The bank through its foreign agent intimates the international supplier that a credit line has been opened in his favour. The cost of goods would then be paid to him upon confirmation that the goods have been supplied according to the terms of contract. Thus, the supplier who is not a party to the contract between the bank and the importer would enjoy a benefit under the contract. Thus he also has a right of action against the bank in case of default.
7. Trust Concept: A trust is created where A enters into a contract with B for the benefit of C. In this situation C who is not a party has a right to sue in case of default by B. This right is one of the general exceptions to privity of contract. A trust arrangement is a contract between two parties which imposes obligations on the trustee for the benefit of the beneficiary.

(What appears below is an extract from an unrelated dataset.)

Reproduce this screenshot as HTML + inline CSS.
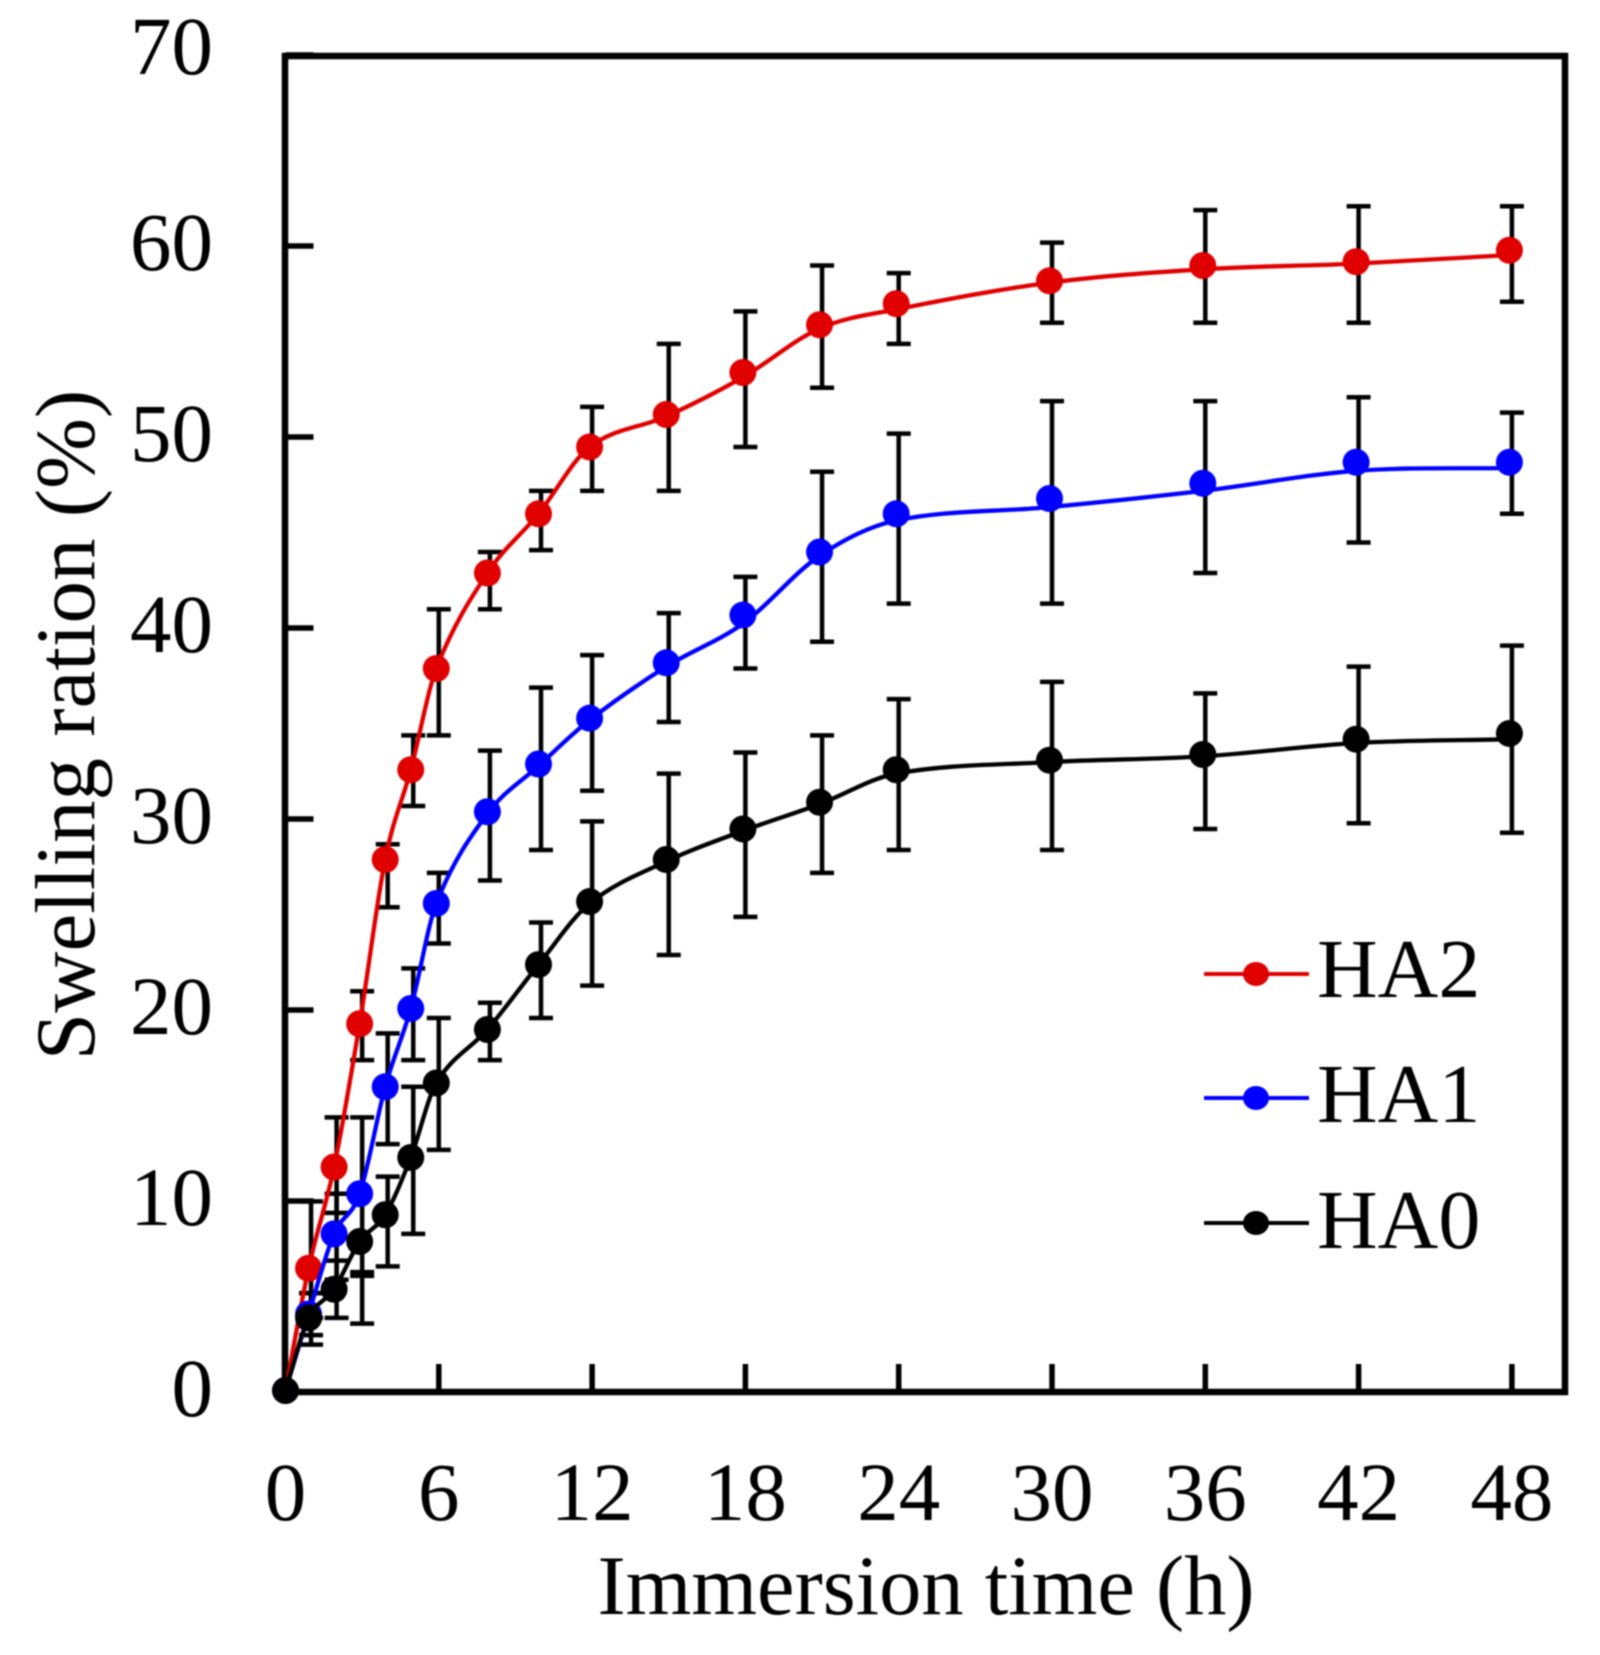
<!DOCTYPE html>
<html>
<head>
<meta charset="utf-8">
<title>Swelling ration chart</title>
<style>
html,body{margin:0;padding:0;background:#fff;width:1600px;height:1655px;overflow:hidden}
svg{display:block;filter:blur(0.9px)}
text{font-family:"Liberation Serif",serif;fill:#000}
</style>
</head>
<body>
<svg id="chart" xmlns="http://www.w3.org/2000/svg" width="1600" height="1655" viewBox="0 0 1600 1655">
  <rect x="0" y="0" width="1600" height="1655" fill="#fff"/>
  <g id="bars"></g>
  <rect x="285" y="56" width="1280" height="1336" fill="none" stroke="#000" stroke-width="6.5"/>
  <g id="axes"></g>
  <g id="marks"></g>
  <text x="926" y="1614" font-size="84.5" text-anchor="middle">Immersion time (h)</text>
  <text transform="translate(94,725) rotate(-90)" font-size="85" text-anchor="middle">Swelling ration (%)</text>
  <g>
    <g>
      <line x1="1204" x2="1309" y1="974" y2="974" stroke="#e00000" stroke-width="4"/>
      <ellipse cx="1256" cy="974" rx="13" ry="12" fill="#e00000"/>
      <text x="1317" y="997" font-size="84">HA2</text>
    </g>
    <g>
      <line x1="1204" x2="1309" y1="1098" y2="1098" stroke="#0000ff" stroke-width="4"/>
      <ellipse cx="1256" cy="1098" rx="13" ry="12" fill="#0000ff"/>
      <text x="1317" y="1122" font-size="84">HA1</text>
    </g>
    <g>
      <line x1="1204" x2="1309" y1="1223" y2="1223" stroke="#000" stroke-width="4"/>
      <ellipse cx="1256" cy="1223" rx="13" ry="12" fill="#000"/>
      <text x="1317" y="1248" font-size="84">HA0</text>
    </g>
  </g>
</svg>
<script>
const times = [0,1,2,3,4,5,6,8,10,12,15,18,21,24,30,36,42,48];
const xTickLabels = [0,6,12,18,24,30,36,42,48];
const yTickLabels = [0,10,20,30,40,50,60,70];

const ha2Values = [0,6.4,11.7,19.2,27.8,32.5,37.8,42.8,45.9,49.4,51.1,53.3,55.8,56.9,58.1,58.9,59.1,59.7];
const ha2Upper  = [0,9.9,14.3,20.9,28.6,34.3,40.9,43.9,47.1,51.5,54.8,56.5,58.9,58.5,60.1,61.8,62,62];
const ha2Lower  = [0,3.8,9.3,17.3,25.3,30.6,34.3,40.9,44,47.1,47.1,49.4,52.5,54.8,55.9,55.9,55.9,57];
const ha2Sag    = [0,0,0,0,0,0,0,0,0,0,0.1,0.25,0.2,0.3,0.1,0.2,0.1,0.25];

const ha1Values = [0,4,8.2,10.3,15.9,20,25.5,30.3,32.8,35.2,38.1,40.6,43.9,45.9,46.7,47.5,48.6,48.6];
const ha1Upper  = [0,5.1,10.3,14.3,18.7,22.1,27.1,33.5,36.8,38.5,40.7,42.6,48.1,50.1,51.8,51.8,52,51.2];
const ha1Lower  = [0,2.9,5.8,6.2,12.9,17.3,23.4,26.7,28.3,31.4,35,37.8,39.2,41.2,41.2,42.8,44.4,45.9];
const ha1Sag    = [0,0,0,0,0,0,0,0.1,0.1,0.1,0.2,0.45,0.2,0.35,0.45,0.4,0.45,0.3];

const ha0Values = [0,3.8,5.3,7.8,9.2,12.2,16.1,18.9,22.3,25.6,27.8,29.4,30.8,32.5,33,33.3,34.1,34.4];
const ha0Upper  = [0,5.1,6.8,6,11.2,15.9,19.5,20.3,24.5,29.8,32.3,33.4,34.3,36.2,37.1,36.5,37.9,39];
const ha0Lower  = [0,2.4,3.8,3.5,6.5,8.2,12.6,17.3,19.5,21.2,22.8,24.8,27.1,28.3,28.3,29.4,29.7,29.2];
const ha0Sag    = [0,0,0,0,0,0,0,0,0,0.1,0.1,0.1,0.1,0.2,0.1,0.1,0.2,0.3];

const NS = 'http://www.w3.org/2000/svg';
const x0 = 285.5, xPerHour = 25.55;
const y0 = 1392, yPerUnit = 19.1;
const markerShift = 2.5;
const markerLift = 1.5;
function xScale(t){ return x0 + t * xPerHour; }
function yScale(v){ return y0 - v * yPerUnit; }
function xMark(t){ return t === 0 ? xScale(t) : xScale(t) - markerShift; }

function make(tag, parent){
  const el = document.createElementNS(NS, tag);
  parent.appendChild(el);
  return el;
}
function setAttrs(el, pairs){
  for (const k in pairs) el.setAttribute(k, pairs[k]);
}

const axes = document.getElementById('axes');
const bars = document.getElementById('bars');
const marks = document.getElementById('marks');

xTickLabels.forEach(function(t){
  const tick = make('line', axes);
  
  
  setAttrs(tick, {x1:xScale(t), x2:xScale(t), y1:y0, y2:y0-28, stroke:'#000', 'stroke-width':5.5});
  const label = make('text', axes);
  
  
  setAttrs(label, {x:xScale(t), y:1520, 'font-size':83, 'text-anchor':'middle'});
  label.textContent = t;
});

yTickLabels.forEach(function(v){
  const tick = make('line', axes);
  
  
  setAttrs(tick, {x1:x0, x2:x0+28, y1:yScale(v), y2:yScale(v), stroke:'#000', 'stroke-width':5.5});
  const label = make('text', axes);
  
  
  setAttrs(label, {x:213, y:yScale(v)+(v === 70 ? 19 : 24), 'font-size':83, 'text-anchor':'end'});
  label.textContent = v;
});

function smoothPath(xs, ys){
  let d = 'M' + xs[0].toFixed(1) + ' ' + ys[0].toFixed(1);
  for (let i = 0; i < xs.length - 1; i++){
    const a = Math.max(i - 1, 0), b = Math.min(i + 2, xs.length - 1);
    const h = xs[i+1] - xs[i];
    const m1 = (ys[i+1] - ys[a]) / (xs[i+1] - xs[a]);
    const m2 = (ys[b] - ys[i]) / (xs[b] - xs[i]);
    d += 'C' + (xs[i] + h/3).toFixed(1) + ' ' + (ys[i] + m1*h/3).toFixed(1) + ' ' +
         (xs[i+1] - h/3).toFixed(1) + ' ' + (ys[i+1] - m2*h/3).toFixed(1) + ' ' +
         xs[i+1].toFixed(1) + ' ' + ys[i+1].toFixed(1);
  }
  return d;
}

function drawBars(upper, lower){
  times.forEach(function(t, i){
    if (t === 0) return;
    const x = xScale(t), yU = yScale(upper[i]) - markerLift, yL = yScale(lower[i]) - markerLift;
    const bar = make('path', bars);
    
    
    setAttrs(bar, {
      d:'M'+(x-12)+' '+yU+'H'+(x+12)+'M'+x+' '+yU+'V'+yL+'M'+(x-12)+' '+yL+'H'+(x+12),
      fill:'none', stroke:'#000', 'stroke-width':4.5
    });
  });
}

function drawLine(values, sag, color, name){
  const xs = times.map(xMark);
  const ys = values.map(function(v, i){ return yScale(v - sag[i]) - markerLift; });
  const line = make('path', marks);
  
  
  setAttrs(line, {d:smoothPath(xs, ys), fill:'none', stroke:color, 'stroke-width':4.3});
}

function drawPoints(values, color, name){
  times.forEach(function(t, i){
    const dot = make('circle', marks);
    
    
    setAttrs(dot, {cx:xMark(t), cy:yScale(values[i]) - markerLift, r:13.5, fill:color});
  });
}

drawBars(ha2Upper, ha2Lower);
drawBars(ha1Upper, ha1Lower);
drawBars(ha0Upper, ha0Lower);
drawLine(ha2Values, ha2Sag, '#e00000', 'ha2');
drawPoints(ha2Values, '#e00000', 'ha2');
drawLine(ha1Values, ha1Sag, '#0000ff', 'ha1');
drawPoints(ha1Values, '#0000ff', 'ha1');
drawLine(ha0Values, ha0Sag, '#000000', 'ha0');
drawPoints(ha0Values, '#000000', 'ha0');
</script>
</body>
</html>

In the case of Lloyds vs. Harper, A guaranteed to the plaintiff that he would indemnify anybody that suffered loss as a result of transacting with B, an underwriter. Subsequently, the executors of A’s estate didn’t want to implement the guarantee that was made to the plaintiff. It was held that the plaintiff was in the position of a trustee to those that suffered loss in transacting with the underwriter. Thus, he could sue against A’s estate to enforce the trust.

Conversely, a person who is a beneficiary in a trust can sue to enforce the trust if the trustee neglects his duties. An example of this can be seen in the previously mentioned cases of Akene vs.. British American Insurance Co.